A l’issue d’une année 2000 faste pour chacun d’entre eux, le MC Del tha Funky Homosapien, le DJ Kid Koala, le producteur Dan "The Automator" Nakemura et quelques invités prestigieux se sont donc réunis pour former Deltron 3030, nouveau super-groupe dont l’album raconte les aventures intergalactiques d’un groupe de survivants à l’apocalypse de 3030.
75 Ark / PIAS :: 2000 :: acheter ce disque
Un album au concept futuriste particulièrement délirant, un MC mythique, un turntablist virtuose, et The Automator en guise de chef d’orchestre ? Tout ça n’est pas sans rappeler le premier chef d’œuvre du producteur nippo-américain, le fondamental Dr. Octagon de 1996, co-réalisé avec Kool Keith et Q-Bert, album culte et fondateur du hip hop indépendant d’aujourd’hui, alors en pleine gestation. Inutile de le nier, à l’instar de Handsome Boy Modelling School de l’an dernier, ce nouveau projet était très clairement attendu au tournant. Et le jugement est net : vous avez adoré les derniers albums de Del (Both Sides of the Brain), de Kid Koala (Carpal Tunnel Syndrome) et de The Automator (A Much Better Tomorrow) ? Et bien Deltron 3030 les dépasse tous les trois. C’est clair, limpide, évident dès les premiers titres, dès le morceau "Deltron 3030", ses guitares hawaiiennes, ses choeurs originaux, le tout accompagné par le génial flow de Del, l’un des meilleurs MC de tous temps, pour ceux qui ne s’en sont pas encore aperçus.

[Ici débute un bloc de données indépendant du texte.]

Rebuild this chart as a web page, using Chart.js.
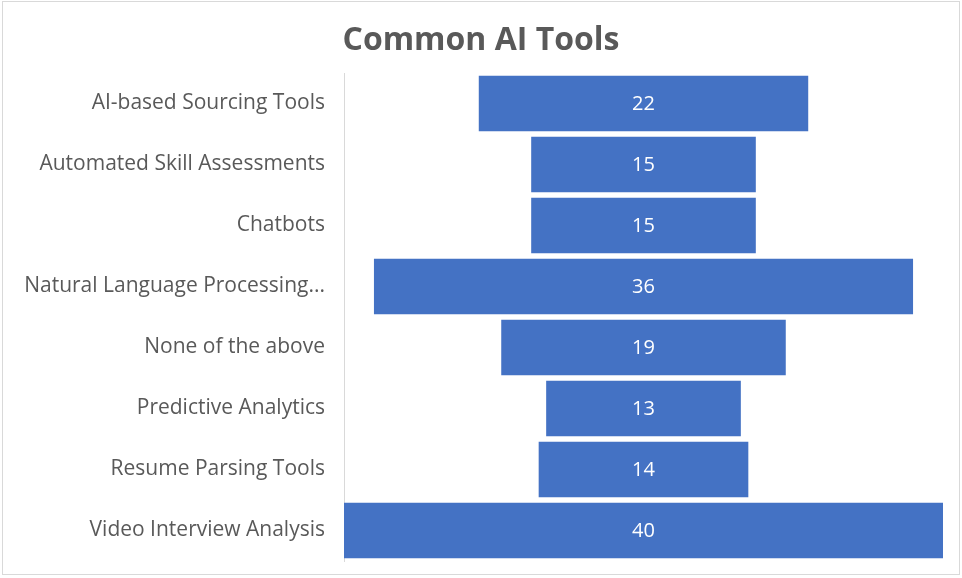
<!DOCTYPE html>
<html>
<head>
<meta charset="utf-8">
<script src="https://cdn.jsdelivr.net/npm/chart.js@4.4.1/dist/chart.umd.min.js"></script>
<style>
  html, body { margin: 0; padding: 0; background: #fff; }
  #wrap { width: 962px; height: 578px; position: relative; }
</style>
</head>
<body>
<div id="wrap"><canvas id="chartHerramientas" width="962" height="578"></canvas></div>
<script>
// Chart data
const categorias = [
    'AI-based Sourcing Tools',
    'Automated Skill Assessments',
    'Chatbots',
    'Natural Language Processing...',
    'None of the above',
    'Predictive Analytics',
    'Resume Parsing Tools',
    'Video Interview Analysis'
];
const valores = [22, 15, 15, 36, 19, 13, 14, 40];
const titulo = 'Common AI Tools';

// Funnel: each bar centered on half of the largest value
const maximo = Math.max(...valores);
const barrasCentradas = valores.map(v => [(maximo - v) / 2, (maximo + v) / 2]);

// Plugin: outer frame, title and value labels
const extras = {
    id: 'extras',
    afterDraw(chart) {
        const ctx = chart.ctx;
        ctx.save();
        ctx.strokeStyle = '#d9d9d9';
        ctx.lineWidth = 1;
        ctx.strokeRect(2.5, 1.5, 957, 573);

        ctx.fillStyle = '#595959';
        ctx.font = 'bold 32px "Open Sans"';
        ctx.textAlign = 'center';
        ctx.textBaseline = 'middle';
        ctx.fillText(titulo, 481, 41);

        ctx.fillStyle = '#ffffff';
        ctx.font = '20px "Open Sans"';
        chart.getDatasetMeta(0).data.forEach((bar, i) => {
            ctx.fillText(String(valores[i]), (bar.x + bar.base) / 2, bar.y + 1);
        });
        ctx.restore();
    }
};

const ctxHerramientas = document.getElementById('chartHerramientas').getContext('2d');
new Chart(ctxHerramientas, {
    type: 'bar',
    data: {
        labels: categorias,
        datasets: [{
            label: titulo,
            data: barrasCentradas,
            backgroundColor: '#4472c4',
            borderWidth: 0,
            borderSkipped: false,
            barPercentage: 0.91,
            categoryPercentage: 1
        }]
    },
    options: {
        indexAxis: 'y',
        responsive: false,
        animation: false,
        layout: {
            padding: { top: 73, bottom: 17, right: 19, left: 0 }
        },
        plugins: {
            legend: { display: false },
            title: { display: false },
            tooltip: { enabled: false }
        },
        scales: {
            x: {
                display: false,
                min: 0,
                max: maximo
            },
            y: {
                afterFit: (escala) => {
                    escala.width = 344;
                    escala.paddingTop = 0;
                    escala.paddingBottom = 0;
                },
                grid: { display: true, drawOnChartArea: false, drawTicks: false },
                border: { display: true, color: '#d9d9d9', width: 1 },
                ticks: {
                    padding: 19,
                    color: '#595959',
                    font: { family: 'Open Sans', size: 21 }
                }
            }
        }
    },
    plugins: [extras]
});
</script>
</body>
</html>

Et à aucun moment, la suite ne déçoit. Chaque titre suivant, doté d’une forte personnalité, fait mouche. Ainsi "Virus", l’irréprochable premier single, inquiétant à souhait. Ainsi encore le dynamique "Positive Contact", aux sons électroniques futuristes et enlevés, introduits par un brin de beatboxing. Ainsi toujours la composition grand écran de "Turbulence". Autres titres, à détacher encore de ce fantastique lot, un ‘Madness introduit de main de maître par Del ("In the year 3030 everybody wants to be an MC / a DJ / a producer... / In the year 3030, everybody wants to tell you the meaning of music") caractérisé par un refrain plus lent, ou encore la ritournelle obsédante de "Things you can Do" et ses voix accélérées.
Les collaborateurs, ici bien plus que de simples faire-valoir, s’en tirent également avec les honneurs. C’est le cas de Paul Barman, protégé de Prince Paul et loser n°1 de la scène indépendante, sur le charmant "Meet Cleofis Randolph the Patriarche". C’est le cas de Sean Lennon, sur les sratches et les trompettes du magique "Memory Loss", qui retrouve fort à propos le timbre et l’intonation de son Beatle de papa. C’est enfin celui de l’étonnant "Time Keeps on Slipping", où Damon Albarn, le chanteur de Blur, en quête perpétuelle d’un nouveau souffle, chante avec une voix de fausset méconnaissable, accompagné par un harmonica et par des scratches qui se battent en duel, sur fond de beat insistant et interminable. Et pour couronner le tout, même les interludes sont indispensables, à l’image du très B.O. "The News".
L'inventivité de Kid Koala, l'univers particulier et attachant de Del, les compositions amples et la sensibilité pop (au bon sens du terme) de The Automator concourent à créer l’alliance la plus formidable depuis des siècles, une rencontre au sommet qui remplit enfin ses promesses. Certes, pour être tout à fait honnête, il faut mentionner quelques moments un peu longuets comme "Battlesong" et "Love Song", où les deux autres laissent le pauvre Del un peu à l’abandon. Il faut aussi signaler un usage plus que déraisonnable des cordes. Mais celles-ci apparaissent toujours fort à propos. A aucun moment, Deltron 3030 n'est confronté à la lourdeur d’un hip hop symphonique et prétentieux. The Automator n’a pas d’égal pour fluidifier et rendre accrocheur le morceau le plus chargé.
Deltron 3030 est donc bel et bien l’œuvre attendue, le disque inespéré. Déjà, partout, dans toutes les critiques et discussions qui portent sur cet album, se multiplient les comparaisons avec Dr. Octagon. C’est un signe on ne peut plus clair du niveau atteint par celui-ci. Osons donc donner notre propre jugement du Deltron 3030 et couper la poire en deux. Si historiquement, ce son n’étant plus si neuf, l’effet de surprise sera moins fort que pour l’autre grande œuvre de the Automator, artistiquement, ce nouvel album, plus cohérent et moins inégal, le dépasse. Oui. Vous avez bien entendu. Alors ne restez pas planté là, béat face à cette page et l'oeil dubitatif : courez vous accaparer cet incomparable chef d’œuvre.